If you are tired, you need to prioritize rest even if you can’t take time off right now and completely devote yourself to it.
The work that is preventing you from taking time off is not going to be possible if you are too tired.
If you are using the need to get things done as a reason not to rest, remind your gremlins that you will be more productive if you are rested.
If nothing else try to avoid situations in which you are neither working effectively, nor resting.
If you notice that you are so tired your cognitive function is impaired, then it’s really impaired.
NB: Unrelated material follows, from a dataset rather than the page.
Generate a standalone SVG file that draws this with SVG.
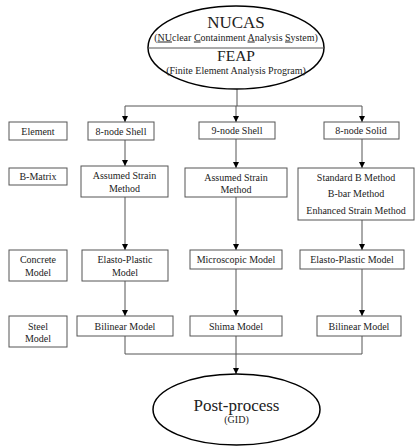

Stop working. Take an emergency nap.
- Set a timer for 30 minutes.
- Do whatever you can to reduce stimulation (e.g. cover your eyes, ear plugs).
- Slow your breathing.
- Don’t worry about whether you actually sleep (though the timer is there to keep you from sleeping too long and waking up groggy).
- Allow yourself to rest.
- When your alarm goes off, try that work task again.
You don’t have to wait until the cognitive impairment is noticeable.
Experiment with daily naps. Figure out your optimum length, best time of day, what supports you resting during this time. Give yourself time to learn how to do this. You’ve got the whole summer to figure this out. You can test a lot of variables.
I read a really good thread on Twitter by someone with a chronic illness causing fatigue that described the moment you switch from just experiencing cognitive fatigue to a kind of buzzy feeling because the adrenaline has kicked in. Pay attention to that!!
If you don’t stop before it happens, stop as soon as you notice it. Do something to process the adrenaline (and cortisol) because that stuff makes it hard to fall asleep even though you are super tired. (Great suggestions for burning off stress hormones in Burnout by Emily & Amelia Nagoski.)
You might also work on evening activities to rest and wind down. Or, stop using an alarm to wake up in the morning. Or be more strict about not working on weekends.
But really, start noticing when the fatigue is getting to be too much and take emergency naps!